Aim of the task: Repeat the data below exactly, dropping any pictures it holds.

===== Given information =====

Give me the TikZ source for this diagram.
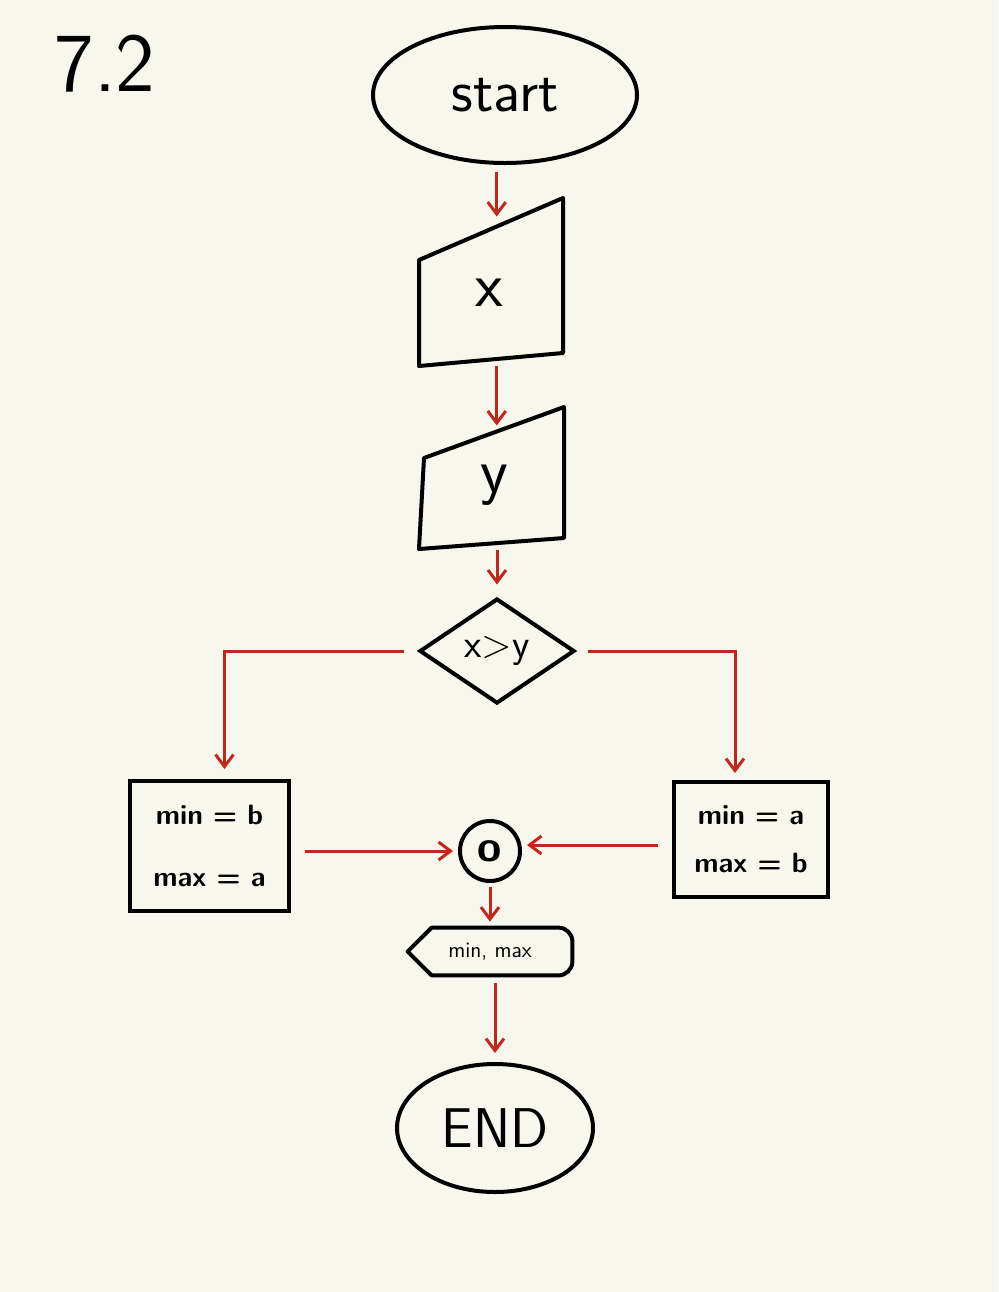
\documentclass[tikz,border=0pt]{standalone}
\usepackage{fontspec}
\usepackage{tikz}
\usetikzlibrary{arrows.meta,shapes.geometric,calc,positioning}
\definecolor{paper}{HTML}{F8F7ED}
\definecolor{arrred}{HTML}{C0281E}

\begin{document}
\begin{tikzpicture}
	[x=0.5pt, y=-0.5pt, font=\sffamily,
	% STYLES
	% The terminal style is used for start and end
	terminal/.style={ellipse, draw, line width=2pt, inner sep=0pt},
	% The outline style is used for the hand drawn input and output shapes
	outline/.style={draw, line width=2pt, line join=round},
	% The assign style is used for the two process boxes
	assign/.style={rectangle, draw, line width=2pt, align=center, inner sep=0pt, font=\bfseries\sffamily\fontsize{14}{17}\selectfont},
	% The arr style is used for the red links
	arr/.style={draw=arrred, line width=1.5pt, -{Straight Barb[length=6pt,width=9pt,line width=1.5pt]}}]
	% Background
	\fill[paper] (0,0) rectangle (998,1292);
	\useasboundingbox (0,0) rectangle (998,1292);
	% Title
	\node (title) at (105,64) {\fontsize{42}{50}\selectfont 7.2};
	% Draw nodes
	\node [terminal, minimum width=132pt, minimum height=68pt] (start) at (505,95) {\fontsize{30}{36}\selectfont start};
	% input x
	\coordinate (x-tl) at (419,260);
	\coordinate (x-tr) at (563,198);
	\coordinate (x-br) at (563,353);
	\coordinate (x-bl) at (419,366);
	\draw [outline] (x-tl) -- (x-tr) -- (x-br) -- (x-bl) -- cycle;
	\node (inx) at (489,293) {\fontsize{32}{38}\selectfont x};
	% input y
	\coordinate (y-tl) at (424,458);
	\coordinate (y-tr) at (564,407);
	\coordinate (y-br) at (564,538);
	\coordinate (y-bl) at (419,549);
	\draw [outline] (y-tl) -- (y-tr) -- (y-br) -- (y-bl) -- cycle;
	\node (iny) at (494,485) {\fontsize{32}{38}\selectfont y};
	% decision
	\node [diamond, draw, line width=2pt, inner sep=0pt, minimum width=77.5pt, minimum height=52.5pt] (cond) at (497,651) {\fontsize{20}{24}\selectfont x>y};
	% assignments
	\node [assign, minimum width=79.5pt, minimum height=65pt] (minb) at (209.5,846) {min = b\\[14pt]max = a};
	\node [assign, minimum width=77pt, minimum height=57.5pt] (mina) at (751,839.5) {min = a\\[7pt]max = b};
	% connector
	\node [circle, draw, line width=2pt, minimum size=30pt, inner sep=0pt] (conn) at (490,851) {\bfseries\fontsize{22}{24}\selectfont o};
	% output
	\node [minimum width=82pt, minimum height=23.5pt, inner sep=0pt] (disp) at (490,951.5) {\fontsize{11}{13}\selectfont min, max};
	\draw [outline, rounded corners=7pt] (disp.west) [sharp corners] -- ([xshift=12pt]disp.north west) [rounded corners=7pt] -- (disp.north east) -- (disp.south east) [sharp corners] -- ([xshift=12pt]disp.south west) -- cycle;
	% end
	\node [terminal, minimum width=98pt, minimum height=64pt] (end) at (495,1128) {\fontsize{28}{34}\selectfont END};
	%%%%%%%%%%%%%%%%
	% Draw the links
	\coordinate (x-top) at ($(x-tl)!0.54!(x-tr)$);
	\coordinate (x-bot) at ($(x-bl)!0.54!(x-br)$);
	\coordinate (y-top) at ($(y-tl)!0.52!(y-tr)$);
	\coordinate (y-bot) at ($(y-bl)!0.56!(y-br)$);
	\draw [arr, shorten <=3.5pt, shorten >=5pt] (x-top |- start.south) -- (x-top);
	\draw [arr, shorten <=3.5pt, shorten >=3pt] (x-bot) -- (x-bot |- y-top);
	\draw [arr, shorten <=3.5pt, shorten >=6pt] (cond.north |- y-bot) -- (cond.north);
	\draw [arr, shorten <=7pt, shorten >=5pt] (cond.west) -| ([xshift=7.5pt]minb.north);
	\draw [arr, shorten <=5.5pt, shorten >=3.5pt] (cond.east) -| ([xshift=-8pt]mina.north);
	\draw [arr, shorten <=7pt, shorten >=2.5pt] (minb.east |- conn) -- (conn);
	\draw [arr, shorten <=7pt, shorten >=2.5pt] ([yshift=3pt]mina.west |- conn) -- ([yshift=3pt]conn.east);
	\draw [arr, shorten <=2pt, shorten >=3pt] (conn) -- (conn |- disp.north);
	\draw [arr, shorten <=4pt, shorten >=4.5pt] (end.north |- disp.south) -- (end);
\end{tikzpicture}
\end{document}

=====

Written answer:
Give me the TikZ source for this diagram.
\documentclass[tikz,border=0pt]{standalone}
\usepackage{fontspec}
\usepackage{tikz}
\usetikzlibrary{arrows.meta,shapes.geometric,calc,positioning}
\definecolor{paper}{HTML}{F8F7ED}
\definecolor{arrred}{HTML}{C0281E}

\begin{document}
\begin{tikzpicture}
	[x=0.5pt, y=-0.5pt, font=\sffamily,
	% STYLES
	% The terminal style is used for start and end
	terminal/.style={ellipse, draw, line width=2pt, inner sep=0pt},
	% The outline style is used for the hand drawn input and output shapes
	outline/.style={draw, line width=2pt, line join=round},
	% The assign style is used for the two process boxes
	assign/.style={rectangle, draw, line width=2pt, align=center, inner sep=0pt, font=\bfseries\sffamily\fontsize{14}{17}\selectfont},
	% The arr style is used for the red links
	arr/.style={draw=arrred, line width=1.5pt, -{Straight Barb[length=6pt,width=9pt,line width=1.5pt]}}]
	% Background
	\fill[paper] (0,0) rectangle (998,1292);
	\useasboundingbox (0,0) rectangle (998,1292);
	% Title
	\node (title) at (105,64) {\fontsize{42}{50}\selectfont 7.2};
	% Draw nodes
	\node [terminal, minimum width=132pt, minimum height=68pt] (start) at (505,95) {\fontsize{30}{36}\selectfont start};
	% input x
	\coordinate (x-tl) at (419,260);
	\coordinate (x-tr) at (563,198);
	\coordinate (x-br) at (563,353);
	\coordinate (x-bl) at (419,366);
	\draw [outline] (x-tl) -- (x-tr) -- (x-br) -- (x-bl) -- cycle;
	\node (inx) at (489,293) {\fontsize{32}{38}\selectfont x};
	% input y
	\coordinate (y-tl) at (424,458);
	\coordinate (y-tr) at (564,407);
	\coordinate (y-br) at (564,538);
	\coordinate (y-bl) at (419,549);
	\draw [outline] (y-tl) -- (y-tr) -- (y-br) -- (y-bl) -- cycle;
	\node (iny) at (494,485) {\fontsize{32}{38}\selectfont y};
	% decision
	\node [diamond, draw, line width=2pt, inner sep=0pt, minimum width=77.5pt, minimum height=52.5pt] (cond) at (497,651) {\fontsize{20}{24}\selectfont x>y};
	% assignments
	\node [assign, minimum width=79.5pt, minimum height=65pt] (minb) at (209.5,846) {min = b\\[14pt]max = a};
	\node [assign, minimum width=77pt, minimum height=57.5pt] (mina) at (751,839.5) {min = a\\[7pt]max = b};
	% connector
	\node [circle, draw, line width=2pt, minimum size=30pt, inner sep=0pt] (conn) at (490,851) {\bfseries\fontsize{22}{24}\selectfont o};
	% output
	\node [minimum width=82pt, minimum height=23.5pt, inner sep=0pt] (disp) at (490,951.5) {\fontsize{11}{13}\selectfont min, max};
	\draw [outline, rounded corners=7pt] (disp.west) [sharp corners] -- ([xshift=12pt]disp.north west) [rounded corners=7pt] -- (disp.north east) -- (disp.south east) [sharp corners] -- ([xshift=12pt]disp.south west) -- cycle;
	% end
	\node [terminal, minimum width=98pt, minimum height=64pt] (end) at (495,1128) {\fontsize{28}{34}\selectfont END};
	%%%%%%%%%%%%%%%%
	% Draw the links
	\coordinate (x-top) at ($(x-tl)!0.54!(x-tr)$);
	\coordinate (x-bot) at ($(x-bl)!0.54!(x-br)$);
	\coordinate (y-top) at ($(y-tl)!0.52!(y-tr)$);
	\coordinate (y-bot) at ($(y-bl)!0.56!(y-br)$);
	\draw [arr, shorten <=3.5pt, shorten >=5pt] (x-top |- start.south) -- (x-top);
	\draw [arr, shorten <=3.5pt, shorten >=3pt] (x-bot) -- (x-bot |- y-top);
	\draw [arr, shorten <=3.5pt, shorten >=6pt] (cond.north |- y-bot) -- (cond.north);
	\draw [arr, shorten <=7pt, shorten >=5pt] (cond.west) -| ([xshift=7.5pt]minb.north);
	\draw [arr, shorten <=5.5pt, shorten >=3.5pt] (cond.east) -| ([xshift=-8pt]mina.north);
	\draw [arr, shorten <=7pt, shorten >=2.5pt] (minb.east |- conn) -- (conn);
	\draw [arr, shorten <=7pt, shorten >=2.5pt] ([yshift=3pt]mina.west |- conn) -- ([yshift=3pt]conn.east);
	\draw [arr, shorten <=2pt, shorten >=3pt] (conn) -- (conn |- disp.north);
	\draw [arr, shorten <=4pt, shorten >=4.5pt] (end.north |- disp.south) -- (end);
\end{tikzpicture}
\end{document}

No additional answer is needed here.